[Rows from a dataset]
-----

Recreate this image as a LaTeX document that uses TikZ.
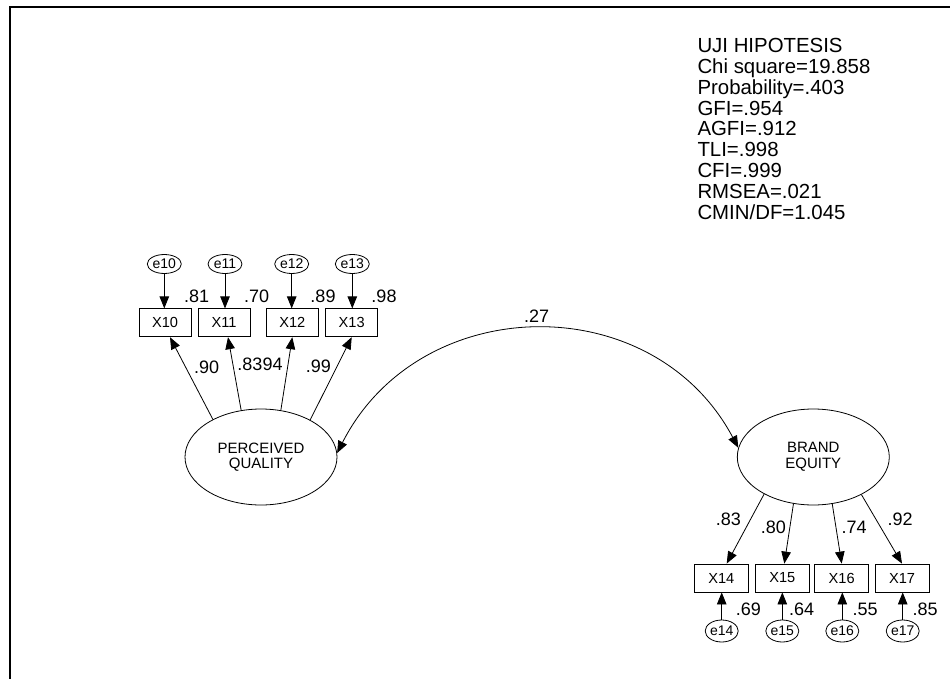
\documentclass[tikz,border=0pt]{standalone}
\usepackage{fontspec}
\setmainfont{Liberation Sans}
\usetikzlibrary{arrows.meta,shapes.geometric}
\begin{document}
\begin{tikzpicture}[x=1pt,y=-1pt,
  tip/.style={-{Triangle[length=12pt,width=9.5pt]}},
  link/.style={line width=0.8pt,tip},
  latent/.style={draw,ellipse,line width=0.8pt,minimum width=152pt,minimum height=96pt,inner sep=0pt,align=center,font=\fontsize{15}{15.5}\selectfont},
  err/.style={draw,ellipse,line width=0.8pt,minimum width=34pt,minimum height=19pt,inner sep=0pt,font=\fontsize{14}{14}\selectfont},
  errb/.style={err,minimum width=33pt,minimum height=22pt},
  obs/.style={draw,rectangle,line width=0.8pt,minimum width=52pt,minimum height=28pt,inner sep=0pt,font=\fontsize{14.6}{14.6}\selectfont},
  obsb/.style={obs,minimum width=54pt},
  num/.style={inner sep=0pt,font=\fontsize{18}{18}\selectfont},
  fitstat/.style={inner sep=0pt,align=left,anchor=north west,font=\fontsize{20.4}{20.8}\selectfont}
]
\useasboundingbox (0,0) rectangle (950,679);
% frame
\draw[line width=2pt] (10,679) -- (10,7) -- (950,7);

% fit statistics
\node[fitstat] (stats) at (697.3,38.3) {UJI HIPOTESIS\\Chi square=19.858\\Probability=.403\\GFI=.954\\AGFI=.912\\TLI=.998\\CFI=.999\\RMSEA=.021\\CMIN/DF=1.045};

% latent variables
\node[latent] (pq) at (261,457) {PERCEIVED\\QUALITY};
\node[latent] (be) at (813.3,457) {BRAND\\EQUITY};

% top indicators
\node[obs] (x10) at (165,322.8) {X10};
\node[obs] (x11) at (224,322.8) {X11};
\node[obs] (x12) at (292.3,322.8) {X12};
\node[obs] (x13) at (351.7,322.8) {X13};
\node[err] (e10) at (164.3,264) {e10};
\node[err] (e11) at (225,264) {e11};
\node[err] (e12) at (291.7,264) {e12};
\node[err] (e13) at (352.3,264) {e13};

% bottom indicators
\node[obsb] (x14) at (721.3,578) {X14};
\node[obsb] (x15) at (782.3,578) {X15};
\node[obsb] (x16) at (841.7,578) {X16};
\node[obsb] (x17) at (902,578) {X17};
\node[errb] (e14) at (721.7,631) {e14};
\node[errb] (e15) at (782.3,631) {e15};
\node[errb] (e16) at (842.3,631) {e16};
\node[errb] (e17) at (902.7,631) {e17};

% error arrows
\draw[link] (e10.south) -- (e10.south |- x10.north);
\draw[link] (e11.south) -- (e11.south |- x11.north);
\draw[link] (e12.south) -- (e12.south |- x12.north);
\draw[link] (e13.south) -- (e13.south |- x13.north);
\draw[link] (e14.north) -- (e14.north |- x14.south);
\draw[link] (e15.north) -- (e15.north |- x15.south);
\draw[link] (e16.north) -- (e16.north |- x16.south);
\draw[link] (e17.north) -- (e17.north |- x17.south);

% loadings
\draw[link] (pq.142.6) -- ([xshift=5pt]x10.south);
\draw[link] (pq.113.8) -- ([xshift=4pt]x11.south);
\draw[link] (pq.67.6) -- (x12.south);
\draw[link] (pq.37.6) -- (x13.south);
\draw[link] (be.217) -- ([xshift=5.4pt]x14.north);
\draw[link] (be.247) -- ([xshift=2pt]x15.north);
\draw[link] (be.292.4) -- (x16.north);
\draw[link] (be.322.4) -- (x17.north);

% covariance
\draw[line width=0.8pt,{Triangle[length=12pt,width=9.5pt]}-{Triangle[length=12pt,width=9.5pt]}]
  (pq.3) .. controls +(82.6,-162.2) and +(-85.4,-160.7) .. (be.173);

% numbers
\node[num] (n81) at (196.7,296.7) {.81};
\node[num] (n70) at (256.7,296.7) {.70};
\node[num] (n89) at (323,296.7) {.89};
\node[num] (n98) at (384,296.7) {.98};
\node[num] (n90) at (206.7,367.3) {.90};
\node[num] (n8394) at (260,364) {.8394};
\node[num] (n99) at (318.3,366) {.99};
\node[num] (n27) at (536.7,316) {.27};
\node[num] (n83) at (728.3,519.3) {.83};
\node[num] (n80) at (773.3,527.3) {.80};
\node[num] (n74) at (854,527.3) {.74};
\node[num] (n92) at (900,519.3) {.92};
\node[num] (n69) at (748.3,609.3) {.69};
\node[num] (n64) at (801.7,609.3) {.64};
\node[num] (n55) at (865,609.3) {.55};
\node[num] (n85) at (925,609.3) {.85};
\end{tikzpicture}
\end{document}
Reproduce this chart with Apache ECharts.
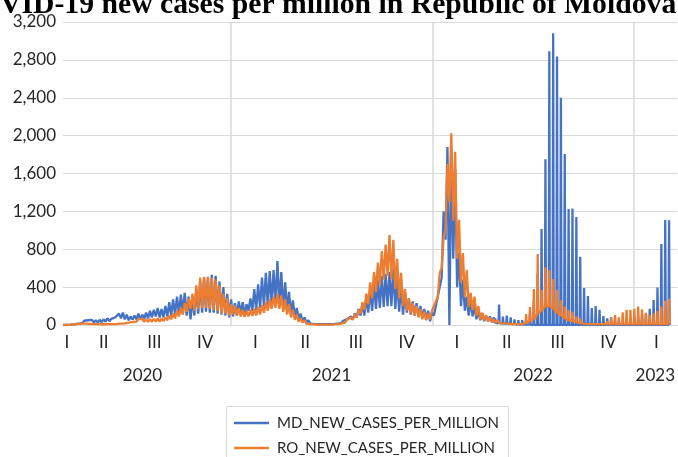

-----

» TASK GOAL
From the opening line of the entries above to the line containing "(e13) at (352.3,264)", please transcribe each line exactly, skipping every picture.

» SOLUTION FOR THIS TASK
Recreate this image as a LaTeX document that uses TikZ.
\documentclass[tikz,border=0pt]{standalone}
\usepackage{fontspec}
\setmainfont{Liberation Sans}
\usetikzlibrary{arrows.meta,shapes.geometric}
\begin{document}
\begin{tikzpicture}[x=1pt,y=-1pt,
  tip/.style={-{Triangle[length=12pt,width=9.5pt]}},
  link/.style={line width=0.8pt,tip},
  latent/.style={draw,ellipse,line width=0.8pt,minimum width=152pt,minimum height=96pt,inner sep=0pt,align=center,font=\fontsize{15}{15.5}\selectfont},
  err/.style={draw,ellipse,line width=0.8pt,minimum width=34pt,minimum height=19pt,inner sep=0pt,font=\fontsize{14}{14}\selectfont},
  errb/.style={err,minimum width=33pt,minimum height=22pt},
  obs/.style={draw,rectangle,line width=0.8pt,minimum width=52pt,minimum height=28pt,inner sep=0pt,font=\fontsize{14.6}{14.6}\selectfont},
  obsb/.style={obs,minimum width=54pt},
  num/.style={inner sep=0pt,font=\fontsize{18}{18}\selectfont},
  fitstat/.style={inner sep=0pt,align=left,anchor=north west,font=\fontsize{20.4}{20.8}\selectfont}
]
\useasboundingbox (0,0) rectangle (950,679);
% frame
\draw[line width=2pt] (10,679) -- (10,7) -- (950,7);

% fit statistics
\node[fitstat] (stats) at (697.3,38.3) {UJI HIPOTESIS\\Chi square=19.858\\Probability=.403\\GFI=.954\\AGFI=.912\\TLI=.998\\CFI=.999\\RMSEA=.021\\CMIN/DF=1.045};

% latent variables
\node[latent] (pq) at (261,457) {PERCEIVED\\QUALITY};
\node[latent] (be) at (813.3,457) {BRAND\\EQUITY};

% top indicators
\node[obs] (x10) at (165,322.8) {X10};
\node[obs] (x11) at (224,322.8) {X11};
\node[obs] (x12) at (292.3,322.8) {X12};
\node[obs] (x13) at (351.7,322.8) {X13};
\node[err] (e10) at (164.3,264) {e10};
\node[err] (e11) at (225,264) {e11};
\node[err] (e12) at (291.7,264) {e12};
\node[err] (e13) at (352.3,264) {e13};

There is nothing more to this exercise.